Alex Garland ha vuelto a brillar, demostrando una vez más que posee una de las miradas clave dentro del cine de género contemporáneo. Con Men (2022) el director no solamente penetra en los mecanismos psicológicos que dan forma al ser humano y a su relación consigo mismo y con los demás, sino que también se inspira en ese body horror heredero del mejor David Cronenberg y juega la baza de lo grotesco encontrando siempre poesía en la fealdad. En esta última obra, el británico narra la historia seca y sórdida de una mujer que debe enfrentarse a sus propios demonios y exorcizarlos en solitario: su estudio de personaje se mantiene en todo momento en la línea que separa la realidad de la fantasía, encontrando siempre el humor adecuado para comunicar un estado de ánimo sin faltar a las características inherentes al cine —narrativamente hablando—, por más que aquí las expanda y las lleve por momentos al paroxismo. Así, lo cierto es que Men es una película para verla, para vivirla y para experimentarla. Para verla porque sus imágenes están llenas de talento y de un extraño poder pictórico, atrapando sin mucha dificultad y expandiéndose a través de un crescendo narrativo. Para vivirla porque sus temas —la búsqueda del perdón propio aunque infundado, la redención, la maldad, la toxicidad en la pareja, el patriarcado— son universales a pesar de estar expresados desde lo extraordinario: el sentimiento de culpa autoimpuesto por decisiones ajenas forma parte de la cotidianidad, y así lo elabora Garland al conectar un dolor muy real con el mundo de las pesadillas. De este modo, el personaje de Buckley debe enfrentarse a los terrores que ha ido dejando atrás, unos terrores que solamente podrá exorcizar ella misma y que se multiplican y cambian de forma, convirtiéndose en espantos que no se pueden definir con palabras. Y por último, y porque se siente en las entrañas, para experimentarla: se atreve a tocar la fibra de la violencia, de la maldad y del egoísmo, pero también a mostrar unas imágenes brumosas absolutamente demenciales que hacen que la narración se beneficie profundamente de un punto de vista simbólico.

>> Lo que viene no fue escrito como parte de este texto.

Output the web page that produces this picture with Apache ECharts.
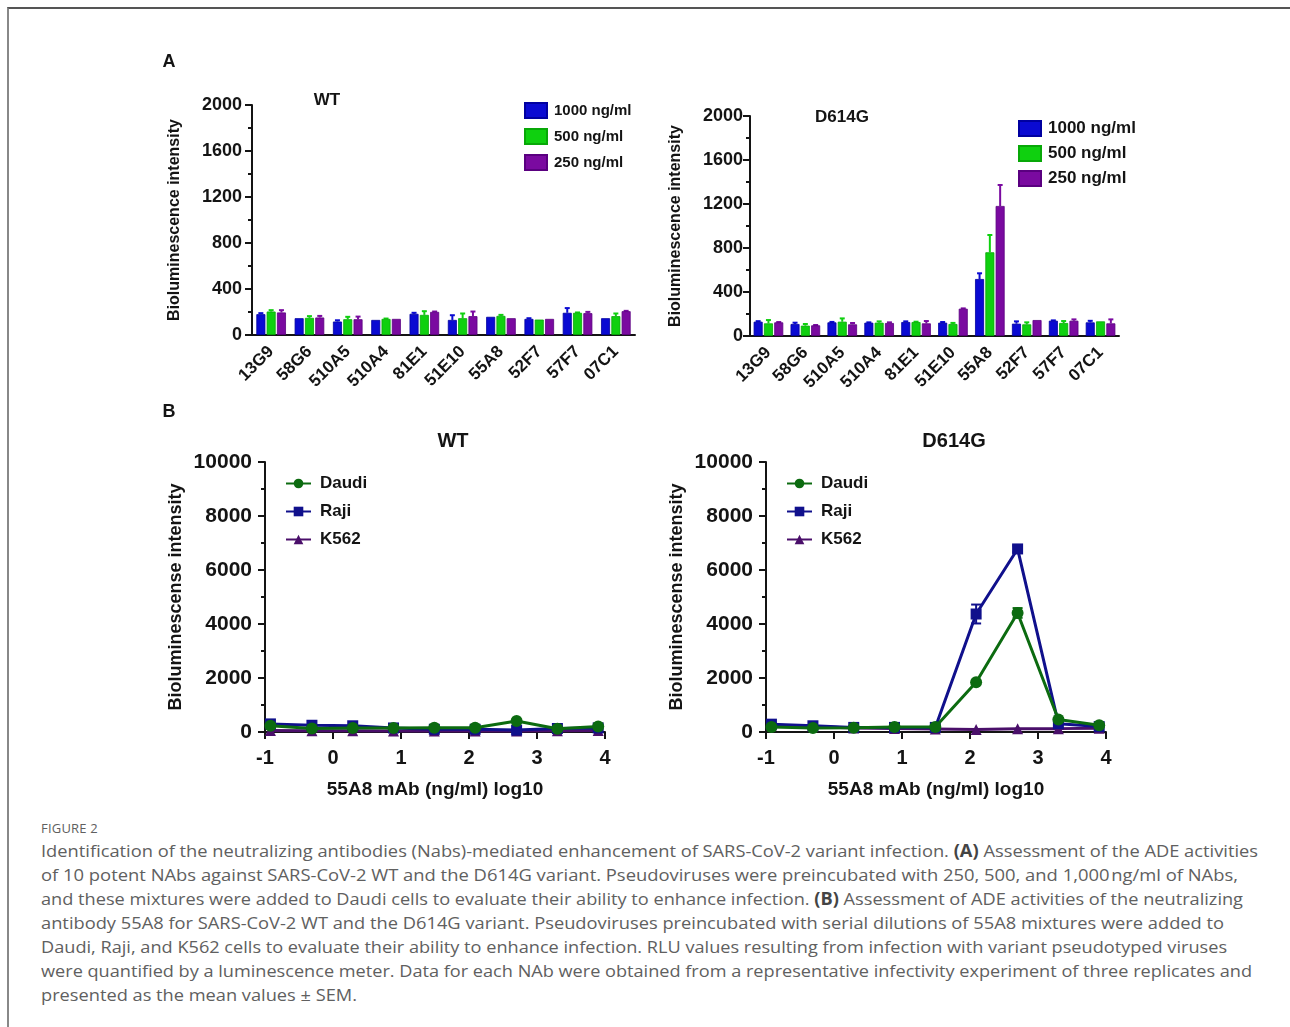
<!DOCTYPE html>
<html>
<head>
<meta charset="utf-8">
<script src="https://cdn.jsdelivr.net/npm/echarts@6/dist/echarts.min.js"></script>
<style>
  html,body{margin:0;padding:0;background:#fff;}
  #frame{position:absolute;left:7px;top:7px;width:1290px;height:1030px;border-top:2px solid #555;border-left:2px solid #888;box-sizing:border-box;}
  #chart{position:absolute;left:0;top:0;width:1290px;height:815px;}
  #cap{position:absolute;left:41px;top:0;font-family:"Open Sans",sans-serif;color:#606060;}
  .fig{position:absolute;left:0;top:820px;font-size:13px;line-height:16px;white-space:nowrap;letter-spacing:0.2px;}
  .ln{position:absolute;left:0;font-size:17px;line-height:24px;white-space:nowrap;transform-origin:0 50%;}
  .ln b{color:#444;}
</style>
</head>
<body>
<div id="frame"></div>
<div id="chart"></div>
<div id="cap">
  <div class="fig">FIGURE 2</div>
  <div class="ln" data-w="1217" style="top:839px">Identification of the neutralizing antibodies (Nabs)-mediated enhancement of SARS-CoV-2 variant infection. <b>(A)</b> Assessment of the ADE activities</div>
  <div class="ln" data-w="1197" style="top:863px">of 10 potent NAbs against SARS-CoV-2 WT and the D614G variant. Pseudoviruses were preincubated with 250, 500, and 1,000&#8202;ng/ml of NAbs,</div>
  <div class="ln" data-w="1202" style="top:887px">and these mixtures were added to Daudi cells to evaluate their ability to enhance infection. <b>(B)</b> Assessment of ADE activities of the neutralizing</div>
  <div class="ln" data-w="1183" style="top:911px">antibody 55A8 for SARS-CoV-2 WT and the D614G variant. Pseudoviruses preincubated with serial dilutions of 55A8 mixtures were added to</div>
  <div class="ln" data-w="1186" style="top:935px">Daudi, Raji, and K562 cells to evaluate their ability to enhance infection. RLU values resulting from infection with variant pseudotyped viruses</div>
  <div class="ln" data-w="1211" style="top:959px">were quantified by a luminescence meter. Data for each NAb were obtained from a representative infectivity experiment of three replicates and</div>
  <div class="ln" data-w="316" style="top:983px">presented as the mean values ± SEM.</div>
</div>
<script>
// ---------------- DATA ----------------
const antibodies = ['13G9','58G6','510A5','510A4','81E1','51E10','55A8','52F7','57F7','07C1'];
const concNames = ['1000 ng/ml','500 ng/ml','250 ng/ml'];

// Panel A, WT
const wt1000    = [181,146,117,131,184,131,158,140,193,146];
const wt1000Err = [9,0,11,0,9,41,0,6,41,0];
const wt500     = [204,149,137,140,175,146,166,134,193,164];
const wt500Err  = [12,15,21,3,32,41,9,0,3,23];
const wt250     = [196,152,137,140,201,164,146,140,190,207];
const wt250Err  = [20,14,23,0,3,40,0,0,11,3];

// Panel A, D614G
const d1000     = [130,109,124,121,127,121,518,112,139,124];
const d1000Err  = [5,12,4,3,6,6,52,21,3,14];
const d500      = [115,94,130,121,127,109,761,106,118,133];
const d500Err   = [30,15,30,12,3,10,157,18,18,0];
const d250      = [124,97,106,118,115,248,1182,145,139,115];
const d250Err   = [3,3,12,6,21,3,191,0,12,36];

// Panel B
const cellNames = ['Daudi','Raji','K562'];
const logConc   = [-0.92,-0.31,0.29,0.89,1.49,2.09,2.70,3.30,3.90];
const wtDaudi   = [230,130,150,150,160,160,410,120,200];
const wtRaji    = [300,250,230,150,100,100,70,130,150];
const wtK562    = [60,50,50,40,40,40,40,50,60];
const dDaudi    = [185,150,160,185,185,1840,4410,460,250];
const dDaudiErr = [0,0,0,0,0,60,180,60,0];
const dRaji     = [290,230,170,170,170,4370,6780,310,200];
const dRajiErr  = [30,0,0,0,0,350,120,0,0];
const dK562     = [260,200,150,130,110,90,120,125,140];

const yTicksA = [0,400,800,1200,1600,2000];
const yTicksB = [0,2000,4000,6000,8000,10000];
const xTicksB = [-1,0,1,2,3,4];

// ---------------- STYLE ----------------
const FONT = '"Liberation Sans", Arial, sans-serif';
const INK = '#141414';
const barColors = ['#0a0ad2','#0fd00f','#7a0aa0'];
const barBorders = ['#0000a0','#08a808','#5a0080'];
const lineColors = ['#0c6b10','#10108c','#4a0f6a'];
const BAR_W = 9, BAR_STEP = 10.3;
const plain = v => String(v);

const chart = echarts.init(document.getElementById('chart'), null, {renderer:'canvas'});

function barAxesX(gi){
  return {type:'category', gridIndex:gi, data:antibodies, boundaryGap:true,
    axisLine:{lineStyle:{color:INK,width:2}},
    axisTick:{alignWithLabel:true,length:6,lineStyle:{color:INK,width:2}},
    axisLabel:{rotate:45,margin:14,color:INK,fontFamily:FONT,fontWeight:'bold',fontSize:17,interval:0},
    splitLine:{show:false}};
}
function barAxesY(gi, gap, margin){
  return {type:'value', gridIndex:gi, min:yTicksA[0], max:yTicksA[yTicksA.length-1], interval:400,
    name:'Bioluminescence intensity', nameLocation:'middle', nameGap:gap,
    nameTextStyle:{color:INK,fontFamily:FONT,fontWeight:'bold',fontSize:16},
    axisLine:{show:true,onZero:false,lineStyle:{color:INK,width:2}},
    axisTick:{show:true,length:7,lineStyle:{color:INK,width:2}},
    minorTick:{show:true,splitNumber:2,length:4,lineStyle:{color:INK,width:2}},
    axisLabel:{margin:margin,color:INK,fontFamily:FONT,fontWeight:'bold',fontSize:18,formatter:plain},
    splitLine:{show:false}, minorSplitLine:{show:false}};
}
function lineAxesX(gi){
  return {type:'value', gridIndex:gi, min:xTicksB[0], max:xTicksB[xTicksB.length-1], interval:1,
    name:'55A8 mAb (ng/ml) log10', nameLocation:'middle', nameGap:48,
    nameTextStyle:{color:INK,fontFamily:FONT,fontWeight:'bold',fontSize:19},
    axisLine:{show:true,onZero:false,lineStyle:{color:INK,width:2}},
    axisTick:{show:true,length:7,lineStyle:{color:INK,width:2}},
    axisLabel:{margin:16,color:INK,fontFamily:FONT,fontWeight:'bold',fontSize:20,formatter:plain},
    splitLine:{show:false}};
}
function lineAxesY(gi){
  return {type:'value', gridIndex:gi, min:yTicksB[0], max:yTicksB[yTicksB.length-1], interval:2000,
    name:'Bioluminescense intensity', nameLocation:'middle', nameGap:80,
    nameTextStyle:{color:INK,fontFamily:FONT,fontWeight:'bold',fontSize:18},
    axisLine:{show:true,onZero:false,lineStyle:{color:INK,width:2}},
    axisTick:{show:true,length:7,lineStyle:{color:INK,width:2}},
    minorTick:{show:true,splitNumber:2,length:4,lineStyle:{color:INK,width:2}},
    axisLabel:{margin:13,color:INK,fontFamily:FONT,fontWeight:'bold',fontSize:21,formatter:plain},
    splitLine:{show:false}, minorSplitLine:{show:false}};
}

function barSeries(gi, idx, vals){
  return {type:'bar', name:concNames[idx], xAxisIndex:gi, yAxisIndex:gi, data:vals,
    barWidth:BAR_W, barGap:((BAR_STEP-BAR_W)/BAR_W*100).toFixed(1)+'%',
    itemStyle:{color:barColors[idx], borderColor:barBorders[idx], borderWidth:0.8}, z:2};
}
function barErrSeries(gi, idx, vals, errs){
  const off = (idx-1)*BAR_STEP;
  return {type:'custom', xAxisIndex:gi, yAxisIndex:gi, z:1, silent:true,
    data: vals.map((v,i)=>[i, v, errs[i]]),
    renderItem:function(params, api){
      const e = api.value(2); if(!e) return null;
      const p0 = api.coord([api.value(0), api.value(1)]);
      const p1 = api.coord([api.value(0), api.value(1)+e]);
      const x = p0[0]+off;
      const st = {stroke:barColors[idx], lineWidth:2};
      return {type:'group', children:[
        {type:'line', shape:{x1:x,y1:p0[1],x2:x,y2:p1[1]}, style:st},
        {type:'line', shape:{x1:x-2.5,y1:p1[1],x2:x+2.5,y2:p1[1]}, style:st}
      ]};
    }};
}
const symbols = ['circle','rect','triangle'];
const symSizes = [12,11,11];
function lineSeries(gi, idx, vals){
  return {type:'line', name:cellNames[idx], xAxisIndex:gi, yAxisIndex:gi,
    data: logConc.map((x,i)=>[x, vals[i]]),
    symbol:symbols[idx], symbolSize:symSizes[idx], showAllSymbol:true,
    lineStyle:{color:lineColors[idx], width:3},
    itemStyle:{color:lineColors[idx]}, z: 10-idx};
}
function lineErrSeries(gi, idx, vals, errs){
  return {type:'custom', xAxisIndex:gi, yAxisIndex:gi, z:9, silent:true,
    data: logConc.map((x,i)=>[x, vals[i], errs[i]]),
    renderItem:function(params, api){
      const e = api.value(2); if(!e) return null;
      const x = api.value(0), m = api.value(1);
      const pa = api.coord([x, m+e]), pb = api.coord([x, m-e]);
      const st = {stroke:lineColors[idx], lineWidth:2};
      return {type:'group', children:[
        {type:'line', shape:{x1:pa[0],y1:pa[1],x2:pb[0],y2:pb[1]}, style:st},
        {type:'line', shape:{x1:pa[0]-5,y1:pa[1],x2:pa[0]+5,y2:pa[1]}, style:st},
        {type:'line', shape:{x1:pb[0]-5,y1:pb[1],x2:pb[0]+5,y2:pb[1]}, style:st}
      ]};
    }};
}

function barLegend(left, top, fs, gap){
  return {left:left, top:top, orient:'vertical', data:concNames, icon:'rect',
    itemWidth:22, itemHeight:15, itemGap:gap, selectedMode:false,
    textStyle:{color:INK,fontFamily:FONT,fontWeight:'bold',fontSize:fs,padding:[0,0,0,2]}};
}
function lineLegend(left, top){
  return {left:left, top:top, orient:'vertical', data:cellNames,
    itemWidth:25, itemHeight:12, itemGap:11, selectedMode:false,
    textStyle:{color:INK,fontFamily:FONT,fontWeight:'bold',fontSize:17,padding:[0,0,0,4]}};
}
function ttl(text, cx, top, fs){
  return {text:text, left:cx, top:top, textAlign:'center', padding:0,
    textStyle:{color:INK,fontFamily:FONT,fontWeight:'bold',fontSize:fs}};
}

const option = {
  animation:false,
  backgroundColor:'transparent',
  title:[
    ttl('A',169,53,18), ttl('B',169,403,18),
    ttl('WT',327,92,17), ttl('D614G',842,109,17),
    ttl('WT',453,431,20), ttl('D614G',954,431,20)
  ],
  legend:[ barLegend(519,97,15,9), barLegend(1013,115,17,8), lineLegend(280,470), lineLegend(781,470) ],
  grid:[
    {left:252, top:105, width:383, height:230},
    {left:750, top:116, width:369, height:220},
    {left:265, top:462, width:340, height:270},
    {left:766, top:462, width:340, height:270}
  ],
  xAxis:[ barAxesX(0), barAxesX(1), lineAxesX(2), lineAxesX(3) ],
  yAxis:[ barAxesY(0,69,10), barAxesY(1,66,7), lineAxesY(2), lineAxesY(3) ],
  series:[
    barSeries(0,0,wt1000), barSeries(0,1,wt500), barSeries(0,2,wt250),
    barErrSeries(0,0,wt1000,wt1000Err), barErrSeries(0,1,wt500,wt500Err), barErrSeries(0,2,wt250,wt250Err),
    barSeries(1,0,d1000), barSeries(1,1,d500), barSeries(1,2,d250),
    barErrSeries(1,0,d1000,d1000Err), barErrSeries(1,1,d500,d500Err), barErrSeries(1,2,d250,d250Err),
    lineSeries(2,0,wtDaudi), lineSeries(2,1,wtRaji), lineSeries(2,2,wtK562),
    lineSeries(3,0,dDaudi), lineSeries(3,1,dRaji), lineSeries(3,2,dK562),
    lineErrSeries(3,0,dDaudi,dDaudiErr), lineErrSeries(3,1,dRaji,dRajiErr)
  ]
};
chart.setOption(option);

// fit caption lines to their measured widths in the reference
document.querySelectorAll('.ln').forEach(el=>{
  const target = +el.dataset.w;
  const w = el.getBoundingClientRect().width;
  if (w>0) el.style.transform = 'scaleX(' + (target/w).toFixed(4) + ')';
});
</script>
</body>
</html>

Una película para amarla, para estudiarla, para tener conversaciones sobre ella y, sobre todo, para dejarse llevar por sus imágenes y sus conceptos, por muy incómodos que sean.
Porque, ¿qué nos está contando realmente Men? La historia de una mujer, interpretada por la magnética Jessie Buckley, que se aleja de la gran ciudad para encontrar paz tras haber vivido un evento traumático que tiene que ver con su marido. Allí conocerá a un extraño y caricaturesco hombre que, bajo la apariencia del camaleónico Rory Kinnear, aparecerá siempre en diferentes lugares y situaciones. Así Alex Garland, que comenzará la narración introduciendo pequeñas píldoras de humor para ir volviéndose cada vez más serio, sórdido y oscuro —casi como la vida misma—, demuestra ser un maestro en lo que podemos llamar «poesía de lo grotesco», mostrándose muy hábil a la hora de encontrar belleza en lugares donde solamente hay horror. Continuando la línea ontológica de sus anteriores películas —en Ex Machina (2014) con el aislamiento y el ser humano enfrentado a su interior en un contexto desierto, o en Aniquilación (2018) explorando la dualidad humana representada desde la corporalidad y la poetización de la puesta en escena—, Alex Garland desarrolla una línea de pensamiento rica en matices que está dedicada a satisfacer la densidad emocional de sus personajes, y compone grandes metáforas visuales —la manzana prohibida, la luz al final del túnel, el eco, la mutación del horror, los colores— que ayudan a comprender mejor la pieza. Tal y como comentaba Jessie Buckley al término del pase de prensa, todos los elementos que participan en la película se pueden considerar un personaje: la casa, el campo, el túnel, todos funcionan como una parte indisoluble de la narrativa que se deben tener en tanta consideración como el resto de elementos diegéticos del filme. Men, y pese a que pueda parecer una obra menor en comparación con su anterior producción fílmica —o mismo con la miniserie Devs (2020)—, en realidad es el siguiente paso lógico en la carrera del británico, ya que se va deshaciendo poco a poco del artificio —aunque por otro lado nunca fue algo de lo que abusara— para realizar un retrato desnudo de las ansiedades, las presiones y los miedos de sus personajes: bajo la forma de un alegato feminista precioso lleno de respeto y tensión, Garland se libera cada vez más de los grilletes de lo convencional. Men es una película para amarla, para estudiarla, para tener conversaciones sobre ella y a pesar de ella y, sobre todo, para dejarse llevar por sus imágenes y sus conceptos, por muy incómodos que sean.